Another anthology sure to get some hype is the anthology of women’s poetry, Prismatic Publics (Coach House) which features excerpts from and interviews with some of Canada’s most daring women writers, including: Nicole Brossard, Erin Moure and Lisa Robertson. And what are the three Tightrope anthologies? Gultch, by the now infamous Steel Bananas crew, which features 52 pieces from 52 different authors while The Best Canadian Poetry, (edited by 2009 Griffin Poetry Prize winner A.F. Moritz) and The Best Canadian Essays cull the best from magazines nation-wide.

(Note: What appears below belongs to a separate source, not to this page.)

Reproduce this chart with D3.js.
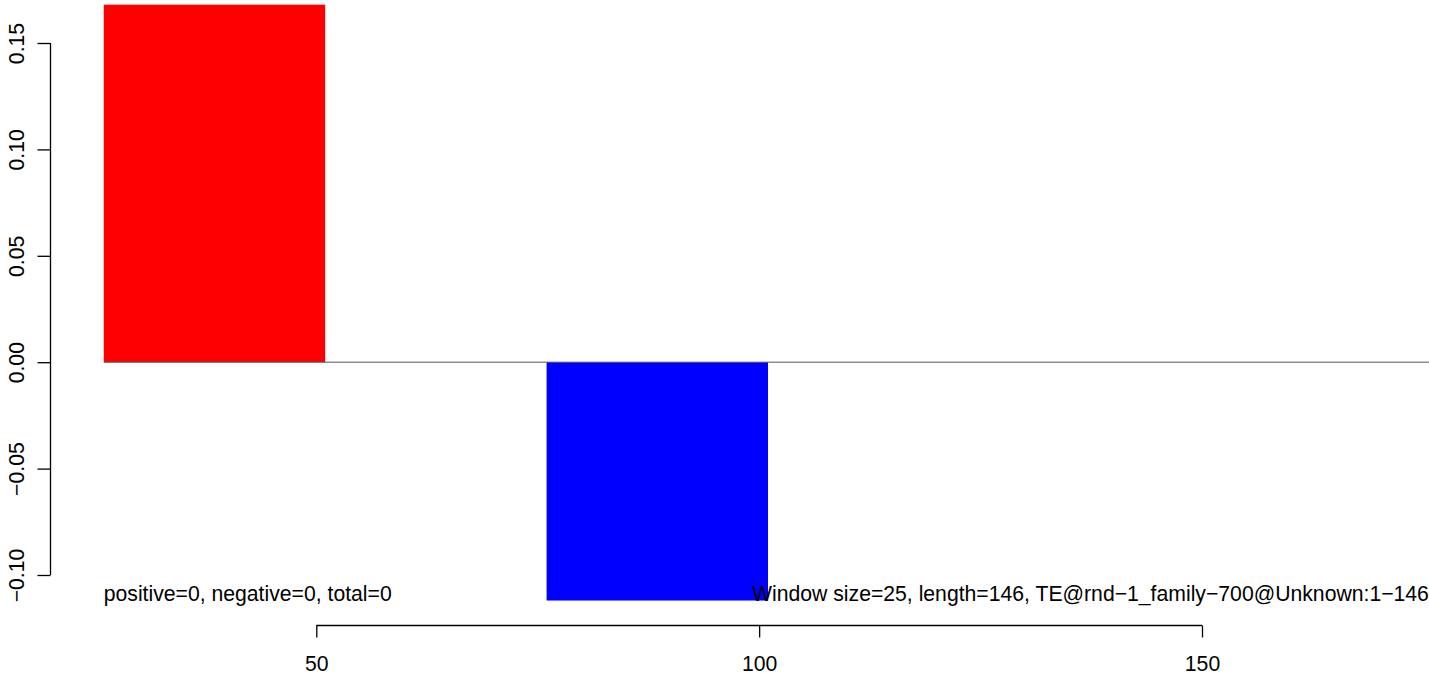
<!DOCTYPE html>
<html>
<head>
<meta charset="utf-8">
<script src="https://cdn.jsdelivr.net/npm/d3@7"></script>
<style>
  html, body { margin: 0; padding: 0; background: #fff; }
  svg { display: block; }
  text { font-family: "Liberation Sans", Arial, Helvetica, sans-serif; fill: #000; }
</style>
</head>
<body>
<svg id="chart" width="1429" height="673"></svg>
<script>
// ---- data ----
const windowStarts = [26, 51, 76, 101, 126];
const windowEnds   = [51, 76, 101, 126, 151];
const windowValues = [0.168, 0, -0.112, 0, 0];
const barColors    = ["#ff0000", "#ff0000", "#0000ff", "#ff0000", "#ff0000"];
const xTicks = [50, 100, 150];
const yTicks = [-0.10, -0.05, 0.00, 0.05, 0.10, 0.15];
const leftNote  = "positive=0, negative=0, total=0";
const rightNote = "Window size=25, length=146, TE@rnd\u22121_family\u2212700@Unknown:1\u2212146";

// ---- layout ----
const W = 1429, H = 673;
const svg = d3.select("#chart");
const fontSize = 21.2;

const x = d3.scaleLinear().domain([50, 150]).range([316.3, 1202]);
const y = d3.scaleLinear().domain([-0.10, 0.15]).range([575, 43]);

const fmt = v => d3.format(".2f")(v).replace("-", "\u2212");

// bars
const bars = windowStarts.map((s, i) => ({ s, e: windowEnds[i], v: windowValues[i], c: barColors[i] }));
svg.append("g").selectAll("rect").data(bars).join("rect")
  .attr("x", d => x(d.s))
  .attr("width", d => x(d.e) - x(d.s))
  .attr("y", d => y(Math.max(0, d.v)))
  .attr("height", d => Math.abs(y(d.v) - y(0)))
  .attr("fill", d => d.c);

// zero line
svg.append("line")
  .attr("x1", x(26)).attr("x2", W)
  .attr("y1", y(0)).attr("y2", y(0))
  .attr("stroke", "#555").attr("stroke-width", 1);

// y axis (R style)
const yAxis = d3.axisLeft(y).tickValues(yTicks).tickSize(13).tickFormat(fmt);
const gy = svg.append("g").attr("transform", "translate(50.5,0)").call(yAxis);
gy.select(".domain").attr("d", `M0,${y(0.15)}V${y(-0.10)}`).attr("stroke", "#000").attr("stroke-width", 1.3);
gy.selectAll(".tick line").attr("stroke", "#000").attr("stroke-width", 1.3);
gy.selectAll(".tick text")
  .attr("font-size", fontSize)
  .attr("font-family", "Liberation Sans, Arial, sans-serif")
  .attr("x", 0).attr("dy", 0)
  .attr("text-anchor", "middle")
  .attr("transform", "translate(-26.5,0) rotate(-90)");

// x axis
const xAxis = d3.axisBottom(x).tickValues(xTicks).tickSize(12).tickFormat(d3.format("d"));
const gx = svg.append("g").attr("transform", "translate(0,625.5)").call(xAxis);
gx.select(".domain").attr("d", `M${x(50)},0H${x(150)}`).attr("stroke", "#000").attr("stroke-width", 1.3);
gx.selectAll(".tick line").attr("stroke", "#000").attr("stroke-width", 1.3);
gx.selectAll(".tick text")
  .attr("font-size", fontSize)
  .attr("font-family", "Liberation Sans, Arial, sans-serif")
  .attr("y", 45.5).attr("dy", 0);

// annotations
svg.append("text").attr("x", x(26)).attr("y", 601)
  .attr("font-size", fontSize).text(leftNote);
svg.append("text").attr("x", 752).attr("y", 601)
  .attr("font-size", fontSize).text(rightNote);
</script>
</body>
</html>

Freehand Books publicity department leaked the news that somewhere in Anik See’s new collection of short fiction, postcard and other stories, there’s a story in which a displaced Toronto book designer falls madly in love with philosopher Mark Kingwell. That alone should be worth the price of admission. Indie great Philip Quinn is back in the land of fiction with his new novel The Skeleton Dance (Anvil Press) which takes place on the mean, once clean streets of a pre-millennial Toronto. Also from Anvil is metal bass player Catherine Owen’s fifth book of poetry, Frenzy. Staying in from the poetry arena is Angela Hibbs’ second collection, Wanton parts of which are described as “at once sweetly comic and brutally grim.” Plus, Unanimous Night by Cyril Dabydeen (Black Moss Press)

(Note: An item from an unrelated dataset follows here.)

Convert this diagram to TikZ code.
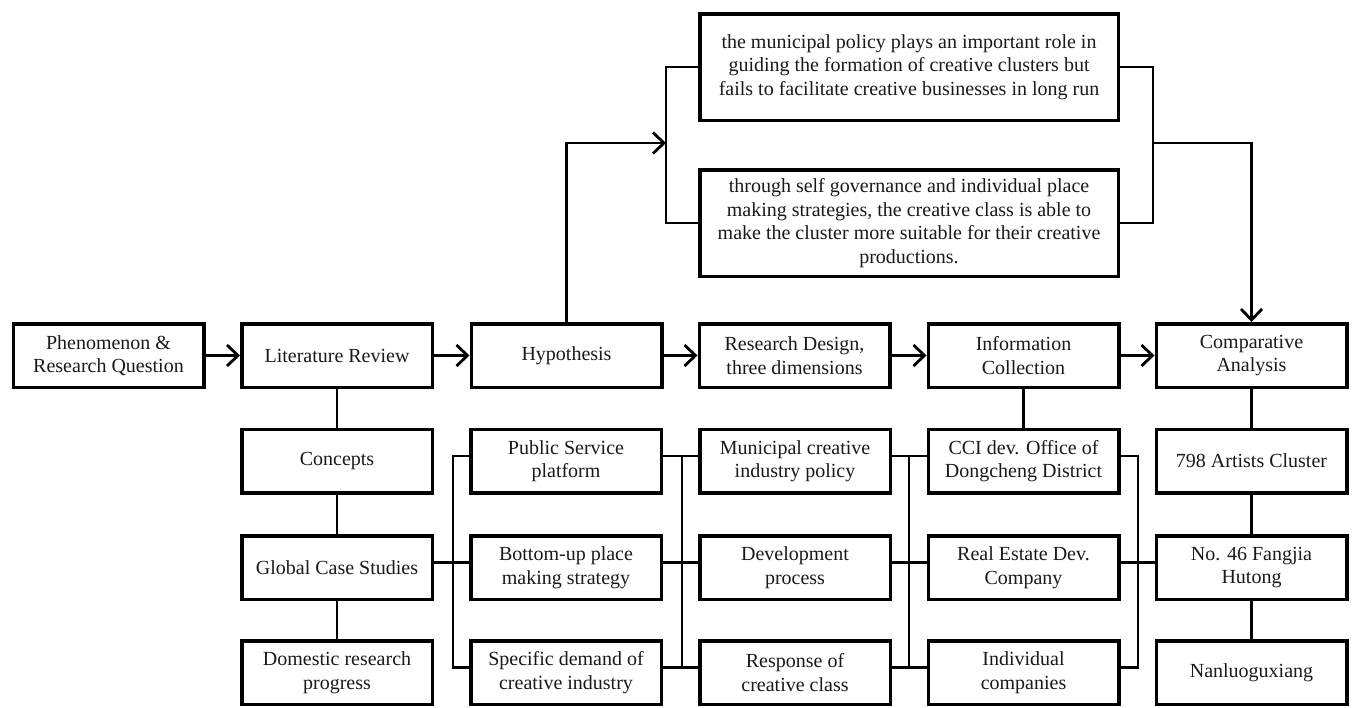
\documentclass[tikz,border=0pt]{standalone}
\usepackage{fontspec}
\setmainfont{Liberation Serif}
\usetikzlibrary{arrows.meta,calc}
\begin{document}
\begin{tikzpicture}[x=1pt,y=-1pt,
  box/.style={draw=black, line width=3.5pt, minimum width=190.5pt, minimum height=63.5pt,
              align=center, inner sep=0pt, text=black!90,
              font=\fontsize{20}{23.5}\selectfont},
  bigbox/.style={box, minimum width=418.5pt, minimum height=106.5pt},
  conn/.style={draw=black, line width=2.6pt},
  arr/.style={conn, -{Straight Barb[length=11pt, width=21pt, line width=2.8pt]}}]
\useasboundingbox (0,0) rectangle (1356,707);

% main row
\node[box] (phe) at (108.5,355.5) {Phenomenon \&\\Research Question};
\node[box] (lit) at (337,355.5) {Literature Review};
\node[box] (hyp) at (566.5,355.5) {Hypothesis};
\node[box] (rd)  at (794.5,355.5) {Research Design,\\three dimensions};
\node[box] (ic)  at (1023.5,355.5) {Information\\Collection};
\node[box] (ca)  at (1251.5,355.5) {Comparative\\Analysis};

% top hypotheses
\node[bigbox] (ha) at (909,67) {the municipal policy plays an important role in\\guiding the formation of creative clusters but\\fails to facilitate creative businesses in long run};
\node[bigbox] (hb) at (909,223) {through self governance and individual place\\making strategies, the creative class is able to\\make the cluster more suitable for their creative\\productions.};

% column 1
\node[box] (con) at (337,461) {Concepts};
\node[box] (gcs) at (337,567.5) {Global Case Studies};
\node[box] (drp) at (337,672.5) {Domestic research\\progress};

% column 2
\node[box] (psp) at (566,461) {Public Service\\platform};
\node[box] (bum) at (566,567.5) {Bottom-up place\\making strategy};
\node[box] (sdc) at (566,672.5) {Specific demand of\\creative industry};

% column 3
\node[box] (mcp) at (795,461) {Municipal creative\\industry policy};
\node[box] (dp)  at (795,567.5) {Development\\process};
\node[box] (rcc) at (795,672.5) {Response of\\creative class};

% column 4
\node[box] (cci) at (1023.5,461) {CCI dev. Office of\\Dongcheng District};
\node[box] (red) at (1023.5,567.5) {Real Estate Dev.\\Company};
\node[box] (ind) at (1023.5,672.5) {Individual\\companies};

% column 6
\node[box] (c798) at (1251.5,461) {798 Artists Cluster};
\node[box] (n46)  at (1251.5,567.5) {No. 46 Fangjia\\Hutong};
\node[box] (nan)  at (1251.5,672.5) {Nanluoguxiang};

% bus coordinates
\coordinate (lb) at (666,143);
\coordinate (rb) at (1153,143);
\coordinate (b1) at (453,562);
\coordinate (b2) at (682,562);
\coordinate (b3) at (909,562);
\coordinate (b4) at (1138,562);

% main row arrows
\draw[arr] (phe.east) -- (lit.west);
\draw[arr] (lit.east) -- (hyp.west);
\draw[arr] (hyp.east) -- (rd.west);
\draw[arr] (rd.east) -- (ic.west);
\draw[arr] (ic.east) -- (ca.west);

% hypothesis brackets
\draw[arr] (hyp.north) |- (lb);
\draw[conn] (ha.west) -| (lb) |- (hb.west);
\draw[conn] (ha.east) -| (rb) |- (hb.east);
\draw[arr] (rb) -| (ca.north);

% vertical links
\draw[conn] (lit.south) -- (con.north);
\draw[conn] (con.south) -- (gcs.north);
\draw[conn] (gcs.south) -- (drp.north);
\draw[conn] (ic.south) -- (cci.north);
\draw[conn] (ca.south) -- (c798.north);
\draw[conn] (c798.south) -- (n46.north);
\draw[conn] (n46.south) -- (nan.north);

% column 1 -> column 2
\draw[conn] ($(gcs.east)+(0,-5)$) -- ($(bum.west)+(0,-5)$);
\draw[conn] ($(psp.west)+(0,-5)$) -| (b1) |- ($(sdc.west)+(0,-5)$);

% column 2 -> column 3
\draw[conn] ($(psp.east)+(0,-5)$) -| (b2) |- ($(sdc.east)+(0,-5)$);
\draw[conn] ($(mcp.west)+(0,-5)$) -| (b2) |- ($(rcc.west)+(0,-5)$);
\draw[conn] ($(bum.east)+(0,-5)$) -- ($(dp.west)+(0,-5)$);

% column 3 -> column 4
\draw[conn] ($(mcp.east)+(0,-5)$) -| (b3) |- ($(rcc.east)+(0,-5)$);
\draw[conn] ($(cci.west)+(0,-5)$) -| (b3) |- ($(ind.west)+(0,-5)$);
\draw[conn] ($(dp.east)+(0,-5)$) -- ($(red.west)+(0,-5)$);

% column 4 -> column 6
\draw[conn] ($(cci.east)+(0,-5)$) -| (b4) |- ($(ind.east)+(0,-5)$);
\draw[conn] ($(red.east)+(0,-5)$) -- ($(n46.west)+(0,-5)$);
\end{tikzpicture}
\end{document}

And what publishing season would be complete without the infamous road trip non-fiction book, where anything can happen-hopefully. According to publisher Nic Boshart at Invisible Publishing, This American Drive is “an account of a road trip Mike [Holmes] and his girlfriend at the time Jodi took from Halifax to Houston in 2006 to visit Jodi’s family at Christmas.” It’s full of funny anecdotes and humourous side trips and side-splitting drawings and food. “It’s a hell of a lot of stories about fried, southern food,” says Boshart, from the Crumpled Press in Brooklyn. The gang will be publishing an illustrated chapbook called Staten Island: Or, Life in the Borroughs by John Kuhner.